Nice car...the way a civic should look


----------



## 1CLNB14 (Apr 30, 2002)

You got the better end of the deal


----------



## Nuskool (Jan 5, 2004)

and i think it looks good without a front bumper looks intimidating


----------



## cleanb14 (Dec 21, 2002)

thanks alot guys, all i can say is i *heart* my honda :thumbup:


----------



## OPIUM (Aug 18, 2002)

SlowestRice said:


> Your friend must be on drugs.



Cocaine is a hell of a drug!


----------



## Radioaktiv (Feb 12, 2004)

looks good
just get a bumper on that thing
looks scary (not in a good way)


----------



## cleanb14 (Dec 21, 2002)

yeah im not a fan of it like that either, but the thing is i not only need to get a new bumper and have it painted but i need to redo my ic piping so its gonna take a bit until i have money for it


----------



## G_Funk013 (Jul 9, 2002)

Nice. :thumbup: I wish I knew someone that would just switch cars with me.

What did he do with the old headlights?


----------



## cleanb14 (Dec 21, 2002)

G_Funk013 said:


> Nice. :thumbup: I wish I knew someone that would just switch cars with me.
> 
> What did he do with the old headlights?

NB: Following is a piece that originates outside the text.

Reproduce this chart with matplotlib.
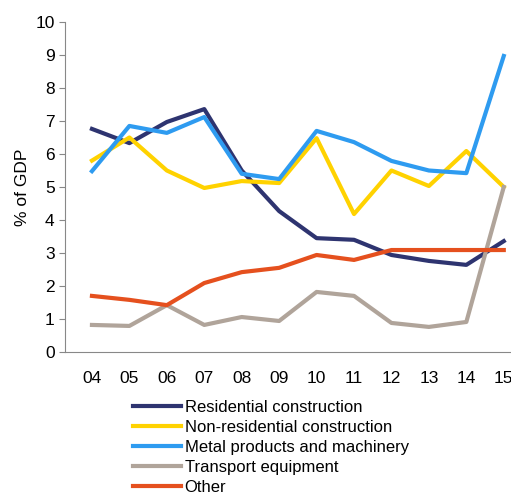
import matplotlib
matplotlib.use("Agg")
import matplotlib.pyplot as plt
plt.rcParams['font.family'] = ['Liberation Sans', 'DejaVu Sans']

years = ["04","05","06","07","08","09","10","11","12","13","14","15"]
residential = [6.76,6.33,6.97,7.36,5.5,4.27,3.45,3.4,2.94,2.76,2.64,3.36]
nonres = [5.8,6.5,5.5,4.97,5.18,5.12,6.48,4.18,5.5,5.03,6.09,5.0]
metal = [5.48,6.85,6.64,7.12,5.4,5.24,6.7,6.36,5.79,5.5,5.42,8.97]
transport = [0.82,0.79,1.42,0.82,1.06,0.94,1.82,1.7,0.88,0.76,0.91,5.0]
other = [1.7,1.58,1.42,2.09,2.42,2.55,2.94,2.79,3.09,3.09,3.09,3.09]

series = [("Residential construction", residential, "#2E3470"),
          ("Non-residential construction", nonres, "#FFD200"),
          ("Metal products and machinery", metal, "#2E9BF0"),
          ("Transport equipment", transport, "#B0A49A"),
          ("Other", other, "#E5501E")]

W, H = 511, 492
fig = plt.figure(figsize=(W/100, H/100), dpi=100)
ax = fig.add_axes([65/W, 1-352/H, 450/W, 330/H])
x = list(range(len(years)))
for name, vals, c in series:
    ax.plot(x, vals, color=c, lw=3, label=name, clip_on=False)
ax.set_xlim(-0.72, 11.3)
ax.set_ylim(0, 10)
ax.set_yticks(range(11))
ax.set_xticks(x)
ax.set_xticklabels(years)
ax.tick_params(labelsize=12.5, length=4, color="#888888")
ax.tick_params(axis="x", length=0, pad=14)
for s in ["top", "right"]:
    ax.spines[s].set_visible(False)
for s in ["left", "bottom"]:
    ax.spines[s].set_color("#888888")
ax.set_ylabel("% of GDP", fontsize=12.5)
ax.legend(loc="upper left", bbox_to_anchor=(133/W, 1-400/H), bbox_transform=fig.transFigure,
          frameon=False, fontsize=12, handlelength=2.9, labelspacing=0.3,
          borderaxespad=0, borderpad=0, handletextpad=0.2)
fig.savefig("out.png", dpi=100)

haha yeah, he gave them to a friend of ours with a red turbo ser, heres some old pics of his car here: http://www.floridasr20s.com/cars/jay/jay.html


----------



## Prelude Guy (Jul 19, 2004)

Nice!!

It looks nicely modded too. Nothing flamboyant on it. :thumbup:


----------



## cleanb14 (Dec 21, 2002)

yeah, it looks pretty much all stock, thats what i tell people, its stock, they get pissed


----------